With Total Comprehension Heinemann’s editors have taken immense pains to ensure that classroom teachers have more resources than they could easily assemble unaided. With 12 substantial units of work for each year group, this pack provides various opportunities for children to revisit the skills they have been taught in the literacy hour.

Focusing variously on the literal, deductive, inferential and evaluative aspects of reading, the resource often encourages students to take the initiative for their own learning.

Year 3 readers will meet many authors already familiar to them. Penelope Lively’s timid Martian, Jan Mark’s mischievous little boy and Helen Dunmore’s war victims are set beside a poem by James Reeves and a retelling of Aesop’s Fables by Malorie Blackman.

There’s a playscript, a rap, a letter and a set of instructions. The related activities invite children to work with partners to pick out words that evoke sensory experience, to consider why ancient fables are still worth reading or to unpick the puns used by a duck detective.

The Year 4 anthology introduces Michael Foreman reliving Columbus’s voyage, Terry Jones’s comic fantasy about a stegosaurus, Anne Fine’s imaginative attack on battery farming and Ifeoma Onyefulu’s account of her extended family in eastern Nigeria, complete with attractive photographs.

Pupils’ work includes the decoding of chronology, examining the effect of single words in a James Berry poem and exploring the complex relationships between demonstrable facts and authors’ attitudes.

The teaching packs provide what amounts to four-page scripts for working through each selected passage, showing how to highlight texts for specific purposes.

There are dozens of pages that can be photocopied too. Templates for book reviews, diagrams for character analysis, flow charts and time lines abound. Interactive CD-Roms allow you to display and annotate pages or edit the photocopy masters. Big Books offer significant chunks of the passages in the children’s anthologies.

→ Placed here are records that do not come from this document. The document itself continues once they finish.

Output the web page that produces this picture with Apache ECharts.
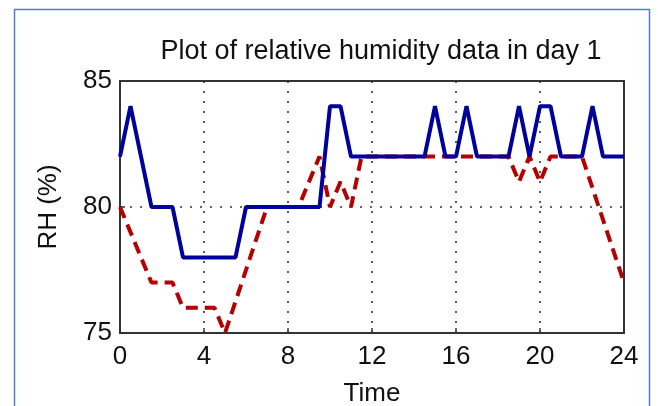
<!DOCTYPE html>
<html>
<head>
<meta charset="utf-8">
<style>
  html, body { margin: 0; padding: 0; background: #fff; }
  #chart { width: 658px; height: 406px; }
</style>
<script src="https://cdn.jsdelivr.net/npm/echarts@6/dist/echarts.min.js"></script>
</head>
<body>
<div id="chart"></div>
<script>
const FONT = '"Liberation Sans", Arial, sans-serif';
const TITLE = "Plot of relative humidity data in day 1";

// blue solid trace (hours, RH %)
const blueTime = [0, 0.5, 1.5, 2.5, 3, 5.5, 6, 9.5, 10, 10.5, 11, 14.5, 15, 15.5, 16, 16.5, 17, 18.5, 19, 19.5, 20, 20.5, 21, 22, 22.5, 23, 24];
const blueRH   = [82, 84, 80, 80, 78, 78, 80, 80, 84, 84, 82, 82, 84, 82, 82, 84, 82, 82, 84, 82, 84, 84, 82, 82, 84, 82, 82];

// red dashed trace
const redTime = [0, 1.5, 2.5, 3, 4.5, 5, 7, 8.5, 9.5, 10, 10.5, 11, 11.5, 18.5, 19, 19.5, 20, 20.5, 22, 24];
const redRH   = [80, 77, 77, 76, 76, 75, 80, 80, 82, 80, 81, 80, 82, 82, 81, 82, 81, 82, 82, 77];

const xTicks = [0, 4, 8, 12, 16, 20, 24];
const yTicks = [75, 80, 85];

const pairs = (xs, ys) => xs.map((x, i) => [x, ys[i]]);

const chart = echarts.init(document.getElementById("chart"), null, { renderer: "canvas" });

const gridDots = { color: "#333", width: 1.6, type: [2, 8] };

chart.setOption({
  backgroundColor: "#fff",
  animation: false,
  title: {
    text: TITLE,
    left: 376,
    textAlign: "center",
    top: 33,
    textStyle: { fontFamily: FONT, fontSize: 27, fontWeight: "normal", color: "#111" },
  },
  grid: {
    left: 120, right: 34, top: 81, bottom: 73,
    outerBoundsMode: "none",
    show: true, backgroundColor: "#fff", borderColor: "#333", borderWidth: 2,
  },
  graphic: [
    {
      type: "rect",
      shape: { x: 14.5, y: 9.5, width: 635, height: 420 },
      style: { fill: "none", stroke: "#4F81C4", lineWidth: 1.5 },
      silent: true,
    },
  ],
  xAxis: {
    type: "value",
    min: xTicks[0],
    max: xTicks[xTicks.length - 1],
    interval: 4,
    name: "Time",
    nameLocation: "middle",
    nameGap: 48,
    nameTextStyle: { fontFamily: FONT, fontSize: 26, color: "#111" },
    axisLine: { show: false },
    axisTick: { show: true, inside: true, length: 5, lineStyle: { color: "#333", width: 1.5 } },
    axisLabel: { fontFamily: FONT, fontSize: 26, color: "#111", margin: 11 },
    splitLine: { show: true, lineStyle: gridDots },
  },
  yAxis: {
    type: "value",
    min: yTicks[0],
    max: yTicks[yTicks.length - 1],
    interval: 5,
    name: "RH (%)",
    nameLocation: "middle",
    nameGap: 58,
    nameRotate: 90,
    nameTextStyle: { fontFamily: FONT, fontSize: 26, color: "#111" },
    axisLine: { show: false },
    axisTick: { show: true, inside: true, length: 5, lineStyle: { color: "#333", width: 1.5 } },
    axisLabel: { fontFamily: FONT, fontSize: 26, color: "#111", margin: 8 },
    splitLine: { show: true, lineStyle: gridDots },
  },
  series: [
    {
      type: "line",
      data: pairs(redTime, redRH),
      showSymbol: false,
      lineStyle: { color: "#B40000", width: 4, type: [12, 7] },
      z: 2,
    },
    {
      type: "line",
      data: pairs(blueTime, blueRH),
      showSymbol: false,
      lineStyle: { color: "#00009C", width: 4 },
      z: 3,
    },
  ],
});
</script>
</body>
</html>
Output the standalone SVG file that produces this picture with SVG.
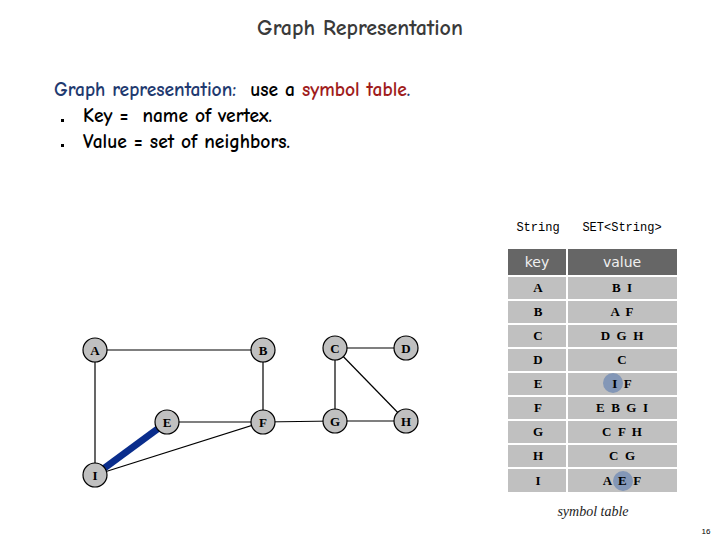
<svg xmlns="http://www.w3.org/2000/svg" width="720" height="540" viewBox="0 0 720 540">
<defs>
<style>
.hand{font-family:"Comic Neue","DejaVu Sans","Liberation Sans",sans-serif}
.node circle{fill:#c0c0c0;stroke:#000;stroke-width:1.2}
.node text{font-family:"Liberation Serif","DejaVu Serif",serif;font-weight:bold;font-size:13px;text-anchor:middle;fill:#000}
.edge{stroke:#000;stroke-width:1.2;fill:none}
.cell{fill:#c0c0c0}
.hdr{fill:#666666}
.tt{font-family:"Liberation Serif","DejaVu Serif",serif;font-weight:bold;font-size:13px;text-anchor:middle;fill:#000}
.th{font-family:"DejaVu Sans","Liberation Sans",sans-serif;font-size:14px;text-anchor:middle;fill:#f0f0f0}
.hl{fill:#5a7bb0;fill-opacity:0.6}
</style>
</defs>
<rect width="720" height="540" fill="#fff"/>
<text class="hand" x="360" y="35" text-anchor="middle" font-size="22" font-weight="bold" fill="#3a3a3a">Graph Representation</text>
<text class="hand" x="54" y="96" font-size="19.5" font-weight="bold" xml:space="preserve"><tspan fill="#1f3a70">Graph representation:</tspan><tspan fill="#000">  use a </tspan><tspan fill="#a01c1c">symbol table</tspan><tspan fill="#1f3a70">.</tspan></text>
<rect x="61" y="119" width="3" height="3" fill="#000"/>
<text class="hand" x="83" y="122" font-size="19.5" font-weight="bold" fill="#000" xml:space="preserve">Key =  name of vertex.</text>
<rect x="61" y="144" width="3" height="3" fill="#000"/>
<text class="hand" x="83" y="148" font-size="19.5" font-weight="bold" fill="#000">Value = set of neighbors.</text>

<g id="connectors">
<line class="edge" x1="95" y1="350" x2="263" y2="350"/>
<line class="edge" x1="95" y1="350" x2="95" y2="475"/>
<line class="edge" x1="263" y1="350" x2="263" y2="422"/>
<line class="edge" x1="167" y1="422" x2="263" y2="422"/>
<line class="edge" x1="263" y1="422" x2="335" y2="421"/>
<line class="edge" x1="95" y1="475" x2="263" y2="422"/>
<line class="edge" x1="335" y1="348" x2="406" y2="348"/>
<line class="edge" x1="335" y1="348" x2="335" y2="421"/>
<line class="edge" x1="335" y1="348" x2="406" y2="421"/>
<line class="edge" x1="335" y1="421" x2="406" y2="421"/>
<line x1="95" y1="475" x2="167" y2="422" stroke="#0a2d8c" stroke-width="7"/>
</g>

<g id="node-A" class="node"><circle cx="95" cy="350" r="12"/><text x="95" y="354.5">A</text></g>
<g id="node-B" class="node"><circle cx="263" cy="350" r="12"/><text x="263" y="354.5">B</text></g>
<g id="node-C" class="node"><circle cx="335" cy="348" r="12"/><text x="335" y="352.5">C</text></g>
<g id="node-D" class="node"><circle cx="406" cy="348" r="12"/><text x="406" y="352.5">D</text></g>
<g id="node-E" class="node"><circle cx="167" cy="422" r="12"/><text x="167" y="426.5">E</text></g>
<g id="node-F" class="node"><circle cx="263" cy="422" r="12"/><text x="263" y="426.5">F</text></g>
<g id="node-G" class="node"><circle cx="335" cy="421" r="12"/><text x="335" y="425.5">G</text></g>
<g id="node-H" class="node"><circle cx="406" cy="421" r="12"/><text x="406" y="425.5">H</text></g>
<g id="node-I" class="node"><circle cx="95" cy="475" r="12"/><text x="95" y="479.5">I</text></g>

<g id="symbol-table">
<text x="538" y="231" font-family="Liberation Mono,monospace" font-size="12" text-anchor="middle">String</text>
<text x="622" y="231" font-family="Liberation Mono,monospace" font-size="12" text-anchor="middle">SET&lt;String&gt;</text>
<rect class="hdr" x="508" y="249" width="58" height="26"/>
<rect class="hdr" x="568" y="249" width="109" height="26"/>
<text class="th" x="537" y="267">key</text>
<text class="th" x="622" y="267">value</text>
<g>
<rect class="cell" x="508" y="277" width="58" height="22"/><rect class="cell" x="568" y="277" width="109" height="22"/>
<rect class="cell" x="508" y="301" width="58" height="22"/><rect class="cell" x="568" y="301" width="109" height="22"/>
<rect class="cell" x="508" y="325" width="58" height="22"/><rect class="cell" x="568" y="325" width="109" height="22"/>
<rect class="cell" x="508" y="349" width="58" height="22"/><rect class="cell" x="568" y="349" width="109" height="22"/>
<rect class="cell" x="508" y="373" width="58" height="22"/><rect class="cell" x="568" y="373" width="109" height="22"/>
<rect class="cell" x="508" y="397" width="58" height="22"/><rect class="cell" x="568" y="397" width="109" height="22"/>
<rect class="cell" x="508" y="421" width="58" height="22"/><rect class="cell" x="568" y="421" width="109" height="22"/>
<rect class="cell" x="508" y="445" width="58" height="22"/><rect class="cell" x="568" y="445" width="109" height="22"/>
<rect class="cell" x="508" y="469" width="58" height="23"/><rect class="cell" x="568" y="469" width="109" height="23"/>
</g>
<circle class="hl" cx="613" cy="383" r="10"/>
<circle class="hl" cx="623" cy="481" r="10"/>
<text class="tt" x="538" y="292">A</text><text class="tt" x="622" y="292" xml:space="preserve">B  I</text>
<text class="tt" x="538" y="316">B</text><text class="tt" x="622" y="316" xml:space="preserve">A  F</text>
<text class="tt" x="538" y="340">C</text><text class="tt" x="622" y="340" xml:space="preserve">D  G  H</text>
<text class="tt" x="538" y="364">D</text><text class="tt" x="622" y="364">C</text>
<text class="tt" x="538" y="388">E</text><text class="tt" x="622" y="388" xml:space="preserve">I  F</text>
<text class="tt" x="538" y="412">F</text><text class="tt" x="622" y="412" xml:space="preserve">E  B  G  I</text>
<text class="tt" x="538" y="436">G</text><text class="tt" x="622" y="436" xml:space="preserve">C  F  H</text>
<text class="tt" x="538" y="460">H</text><text class="tt" x="622" y="460" xml:space="preserve">C  G</text>
<text class="tt" x="538" y="485">I</text><text class="tt" x="622" y="485" xml:space="preserve">A  E  F</text>
<text x="593" y="516" font-family="Liberation Serif,serif" font-style="italic" font-size="14" text-anchor="middle" fill="#222">symbol table</text>
</g>
<text x="706" y="534" font-family="Liberation Sans,sans-serif" font-size="8" text-anchor="middle">16</text>
</svg>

And yet, with all these resources, it’s hard not to feel that so much expert and helpful planning and provision sometimes go beyond common sense.

The printed assurance that “okay” means “all right” isn’t one many teachers should need. More seriously, telling teachers which are the essential words in a poem or turning metaphors and allusions into flat expository prose can actually stop them doing the essential reading for themselves.

Comprehension should sometimes mean allowing writers to tell their own truths in their own words.